A rusty old lunchbox, on the other hand, I cannot go inside because it is too small, and it also doesn't have a soul, not even a sole! like a shoe would, and it doesn't have a temple rather known as a body, and it doesn't make me feel anything nor does it teach me anything. It's just a clunk of metal that sits there and you can hit people over the head and fuck them up with it. Or you can put lunch in it and randomly pull it out like some sneaky bastard and eat your sandwich or whatever. Or you could put condoms in it and randomly come up to people and ask them, "Would you like to have half my sandwich, bum? You look hungry?" and then you could pull out a condom and say, "Wrap that shit up. Wrap it up in plastic."
So no, I'm not jealous that you have a clunk of metal that's old as the dinosaurs on the earth or older than my time on this earth. What I do care about, though, is you listen to music and you're a great guy and you can teach me to love different types of music and give me interesting twists and satricial things.
But I am saddened that you aren't going to be getting a mood anymore. Now I won't know how to approach you on AIM anymore. It's going to be weird, because you're so versatile that just by saying "Hello" you might rape my couch."
I guess it is, and I guess that makes me strange. I'm still worried about him raping my couch though, festooning his hands on it and caressing it and doing wrong bad evil naughty gaudy things to it. What's there to say but people're strange?

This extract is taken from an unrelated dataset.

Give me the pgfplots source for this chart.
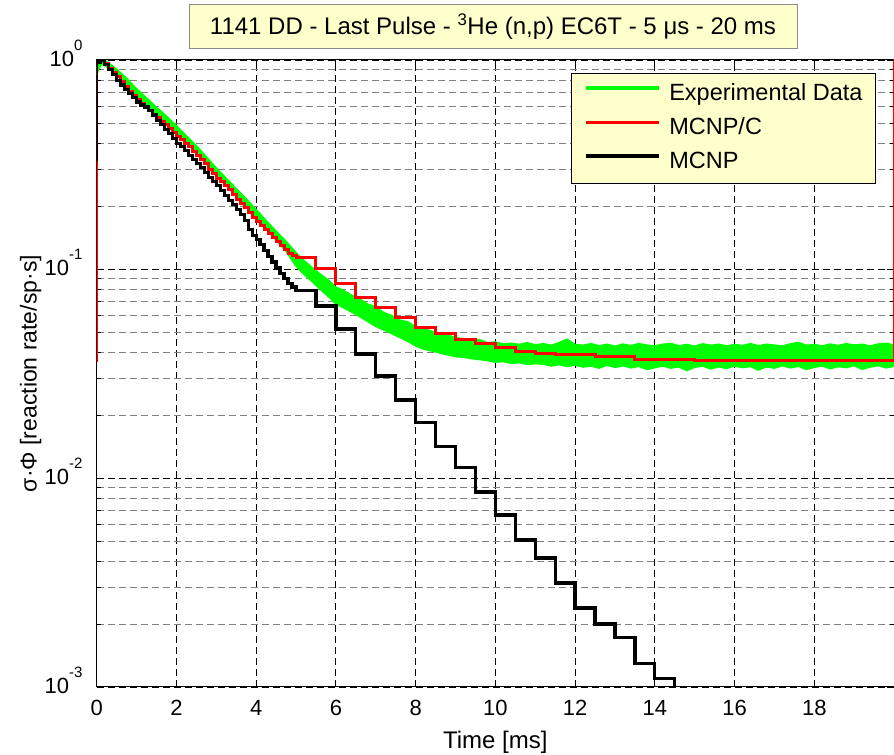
\documentclass[border=0pt]{standalone}
\usepackage{fontspec}
\setmainfont{Liberation Sans}
\usepackage{pgfplots}
\pgfplotsset{compat=1.18}
\definecolor{legbg}{RGB}{255,255,204}
\definecolor{mgreen}{RGB}{0,255,0}
\definecolor{mred}{RGB}{255,0,0}
\newcommand{\ex}[1]{\raisebox{16pt}{\fontsize{15}{15}\selectfont #1}}
\begin{document}
\begin{tikzpicture}
\begin{axis}[name=ax, scale only axis, width=797.3pt, height=627pt,
  xmin=0, xmax=20, ymode=log, ymin=1e-3, ymax=1,
  xtick={0,2,...,18},
  ytick={0.001,0.01,0.1,1},
  yticklabels={10\ex{-3},10\ex{-2},10\ex{-1},10\ex{0}},
  minor ytick={0.002,0.003,0.004,0.005,0.006,0.007,0.008,0.009,0.02,0.03,0.04,0.05,0.06,0.07,0.08,0.09,0.2,0.3,0.4,0.5,0.6,0.7,0.8,0.9},
  grid=both,
  major grid style={black, line width=0.8pt, dash pattern=on 7pt off 4pt},
  minor grid style={black!50, line width=0.8pt, dash pattern=on 7pt off 4pt},
  axis line style={line width=1pt},
  major tick length=7pt, minor tick length=4pt,
  tick style={black, line width=0.8pt},
  /pgf/number format/assume math mode=true,
  tick label style={font=\fontsize{22}{26}\selectfont},
  xticklabel style={anchor=base, inner sep=0pt, yshift=-28.7pt},
  yticklabel style={anchor=base east, inner sep=0pt, xshift=-14pt, yshift=-6.7pt},
  xlabel={Time [ms]},
  ylabel={σ·Φ [reaction rate/sp·s]},
  xlabel style={at={(rel axis cs:0.5,0)}, anchor=base, inner sep=0pt, yshift=-61pt, font=\fontsize{24}{28}\selectfont},
  ylabel style={at={(rel axis cs:0,0.5)}, anchor=center, inner sep=0pt, yshift=66pt, font=\fontsize{23}{26}\selectfont},
  legend entries={Experimental Data, MCNP/C, MCNP},
  legend cell align=left,
  legend image code/.code={\draw[#1] (0pt,6pt) -- (73pt,6pt);},
  legend style={at={(rel axis cs:1,1)}, anchor=north east, xshift=-18pt, yshift=-12.7pt,
    fill=legbg, draw=black, line width=0.8pt, inner xsep=13pt, inner ysep=10pt,
    font=\fontsize{23.5}{28}\selectfont, row sep=12pt,
    /tikz/every odd column/.append style={column sep=8pt},
    nodes={inner sep=0pt, text height=17pt, text depth=5pt}},
]
\addlegendimage{mgreen, line width=4pt}
% Experimental data: noisy band (upper envelope forward, lower envelope back)
\addplot[fill=mgreen, draw=mgreen, line width=1.2pt, forget plot] coordinates {
(0,0.90) (0.05,0.97) (0.12,1.0) (0.2,1.0) (0.3,0.97) (0.5,0.905) (0.75,0.82) (1.0,0.73) (1.25,0.66) (1.5,0.595) (1.75,0.54) (2.0,0.485) (2.25,0.435) (2.5,0.39) (2.75,0.345) (3.0,0.305) (3.25,0.272) (3.5,0.243) (3.75,0.217) (4.0,0.193) (4.25,0.171) (4.5,0.152) (4.75,0.136) (5.0,0.12) (5.2,0.110) (5.4,0.102) (5.6,0.095) (5.8,0.089) (6.0,0.082) (6.2,0.079) (6.4,0.075) (6.6,0.072) (6.8,0.068) (7.0,0.066) (7.2,0.062) (7.4,0.060) (7.6,0.057) (7.8,0.056) (8.0,0.053) (8.2,0.052) (8.4,0.0505) (8.6,0.049) (8.8,0.0485) (9.0,0.047) (9.2,0.0465) (9.4,0.0455) (9.6,0.046) (9.8,0.0445) (10.0,0.0448) (10.2,0.0438) (10.4,0.0442) (10.6,0.0436) (10.8,0.0445) (11.0,0.0434) (11.2,0.0440) (11.4,0.0432) (11.6,0.0445) (11.8,0.0462) (12.0,0.0436) (12.2,0.0432) (12.4,0.0440) (12.6,0.0430) (12.8,0.0437) (13.0,0.0428) (13.2,0.0438) (13.4,0.0431) (13.6,0.0440) (13.8,0.0433) (14.0,0.0429) (14.2,0.0437) (14.4,0.0441) (14.6,0.0430) (14.8,0.0436) (15.0,0.0428) (15.2,0.0439) (15.4,0.0432) (15.6,0.0437) (15.8,0.0429) (16.0,0.0436) (16.2,0.0431) (16.4,0.0440) (16.6,0.0430) (16.8,0.0437) (17.0,0.0433) (17.2,0.0428) (17.4,0.0439) (17.6,0.0446) (17.8,0.0432) (18.0,0.0436) (18.2,0.0429) (18.4,0.0438) (18.6,0.0431) (18.8,0.0440) (19.0,0.0433) (19.2,0.0437) (19.4,0.0429) (19.6,0.0438) (19.8,0.0442) (20.0,0.0433)
(20.0,0.0342) (19.8,0.0336) (19.6,0.0345) (19.4,0.0339) (19.2,0.0331) (19.0,0.0344) (18.8,0.0337) (18.6,0.0341) (18.4,0.0333) (18.2,0.0343) (18.0,0.0338) (17.8,0.0330) (17.6,0.0342) (17.4,0.0336) (17.2,0.0344) (17.0,0.0335) (16.8,0.0340) (16.6,0.0328) (16.4,0.0341) (16.2,0.0337) (16.0,0.0343) (15.8,0.0334) (15.6,0.0340) (15.4,0.0332) (15.2,0.0343) (15.0,0.0338) (14.8,0.0326) (14.6,0.0340) (14.4,0.0335) (14.2,0.0343) (14.0,0.0337) (13.8,0.0330) (13.6,0.0342) (13.4,0.0336) (13.2,0.0344) (13.0,0.0338) (12.8,0.0346) (12.6,0.0335) (12.4,0.0343) (12.2,0.0339) (12.0,0.0347) (11.8,0.0341) (11.6,0.0348) (11.4,0.0343) (11.2,0.0350) (11.0,0.0352) (10.8,0.0349) (10.6,0.0356) (10.4,0.0353) (10.2,0.0360) (10.0,0.0358) (9.8,0.0364) (9.6,0.0368) (9.4,0.0372) (9.2,0.0378) (9.0,0.0380) (8.8,0.0388) (8.6,0.0396) (8.4,0.0405) (8.2,0.0413) (8.0,0.0428) (7.8,0.045) (7.6,0.047) (7.4,0.049) (7.2,0.051) (7.0,0.053) (6.8,0.056) (6.6,0.059) (6.4,0.062) (6.2,0.065) (6.0,0.068) (5.8,0.074) (5.6,0.080) (5.4,0.087) (5.2,0.094) (5.0,0.103) (4.75,0.121) (4.5,0.137) (4.25,0.156) (4.0,0.175) (3.75,0.198) (3.5,0.223) (3.25,0.25) (3.0,0.28) (2.75,0.317) (2.5,0.358) (2.25,0.40) (2.0,0.448) (1.75,0.50) (1.5,0.553) (1.25,0.613) (1.0,0.678) (0.75,0.76) (0.5,0.845) (0.3,0.91) (0.2,0.94) (0.12,0.95) (0.05,0.9) (0,0.85)
};
% MCNP/C
\addplot[mred, line width=3pt, const plot] coordinates {
(0,0.036) (0,0.97) (0.1,1.0) (0.2,0.96) (0.3,0.91) (0.4,0.87) (0.5,0.83) (0.6,0.79) (0.7,0.75) (0.8,0.71) (0.9,0.68) (1.0,0.645) (1.1,0.62) (1.2,0.60) (1.3,0.575) (1.4,0.55) (1.5,0.53) (1.6,0.51) (1.7,0.49) (1.8,0.47) (1.9,0.45) (2.0,0.43) (2.1,0.415) (2.2,0.40) (2.3,0.385) (2.4,0.365) (2.5,0.35) (2.6,0.335) (2.7,0.32) (2.8,0.30) (2.9,0.285) (3.0,0.27) (3.1,0.262) (3.2,0.25) (3.3,0.24) (3.4,0.228) (3.5,0.215) (3.6,0.205) (3.7,0.196) (3.8,0.186) (3.9,0.177) (4.0,0.168) (4.1,0.162) (4.2,0.155) (4.3,0.148) (4.4,0.142) (4.5,0.135) (4.6,0.129) (4.7,0.124) (4.8,0.119) (4.9,0.116) (5.0,0.113) (5.5,0.100) (6.0,0.0857) (6.5,0.0734) (7.0,0.0651) (7.5,0.0589) (8.0,0.0527) (8.5,0.0489) (9.0,0.0462) (9.5,0.0442) (10.0,0.0423) (10.5,0.0401) (11.0,0.0396) (11.5,0.0389) (12.0,0.0389) (12.5,0.0380) (13.0,0.0380) (13.5,0.0371) (14.0,0.0371) (14.5,0.0371) (15.0,0.0366) (20,1.0)
};
% MCNP
\addplot[black, line width=3.3pt, const plot] coordinates {
(0,0.33) (0,0.97) (0.1,1.0) (0.2,0.95) (0.3,0.9) (0.4,0.85) (0.5,0.80) (0.6,0.76) (0.7,0.72) (0.8,0.69) (0.9,0.66) (1.0,0.63) (1.1,0.61) (1.2,0.595) (1.3,0.575) (1.4,0.545) (1.5,0.515) (1.6,0.49) (1.7,0.465) (1.8,0.445) (1.9,0.42) (2.0,0.40) (2.1,0.385) (2.2,0.37) (2.3,0.35) (2.4,0.335) (2.5,0.32) (2.6,0.305) (2.7,0.29) (2.8,0.275) (2.9,0.262) (3.0,0.25) (3.1,0.237) (3.2,0.225) (3.3,0.213) (3.4,0.203) (3.5,0.193) (3.6,0.183) (3.7,0.17) (3.8,0.155) (3.9,0.145) (4.0,0.138) (4.1,0.131) (4.2,0.123) (4.3,0.115) (4.4,0.108) (4.5,0.101) (4.6,0.095) (4.7,0.09) (4.8,0.085) (4.9,0.082) (5.0,0.079) (5.5,0.0665) (6.0,0.0516) (6.5,0.0392) (7.0,0.0308) (7.5,0.0236) (8.0,0.0185) (8.5,0.0142) (9.0,0.0112) (9.5,0.00857) (10.0,0.00665) (10.5,0.00505) (11.0,0.00414) (11.5,0.00315) (12.0,0.00239) (12.5,0.0020) (13.0,0.00173) (13.5,0.0013) (14.0,0.0011) (14.5,0.0001) (20,0.0001)
};
\end{axis}
\node[fill=legbg, draw=black!45, line width=0.8pt, minimum width=608pt, minimum height=44pt, inner sep=0pt, font=\fontsize{24}{28}\selectfont]
  at ([shift={(396.3pt,33.5pt)}]ax.north west) {1141 DD - Last Pulse - \textsuperscript{3}He (n,p) EC6T - 5 μs - 20 ms};
\pgfresetboundingbox
\path ([shift={(-96.7pt,-68pt)}]ax.south west) rectangle ([shift={(0pt,60pt)}]ax.north east);
\end{tikzpicture}
\end{document}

And what does festoon mean, you ask? Well, here you are:
festoon
n 1: a curtain of fabric draped and bound at intervals to form graceful loops 2: an embellishment consisting of a decorative representation of a string of flowers suspended between two points; used on pottery or in architectural work 3: flower chains suspended in loops between points [syn: festoonery] v : decorate with strings of flowers; "The public buildings were festooned for the holiday
Don't ask me how Tony can do that with his hands. He just can. Tony's sort of a superman really. . .so he can do it. And his superpower's festooning. Which rocks my socks and is something I wish I had.
Anyway. Onto the point of this post.
Work was fine today. The amazing thing is, I actually got decent tips. It was only at the big tables though--those towering soaring wide large big loaded gargantuan colossal ones.
I got $20 and some cents today in tips.
My question to you all is, what should I spend it on? Give me good ideas. And make them selfish things to buy that I'd never want and I'd just send to you in the mail because that'd rock.
Also, another question. Yes yes, this is 20 questions, yes yes yes, and if I'm annoying then I'm annoying.
The question is, aren't I strange?
Question's rhetorical, by the way.
What what what? What, you don't know what a rhetorical question is? Well, to put it simply, it means you're not supposed to answer, dumbnut.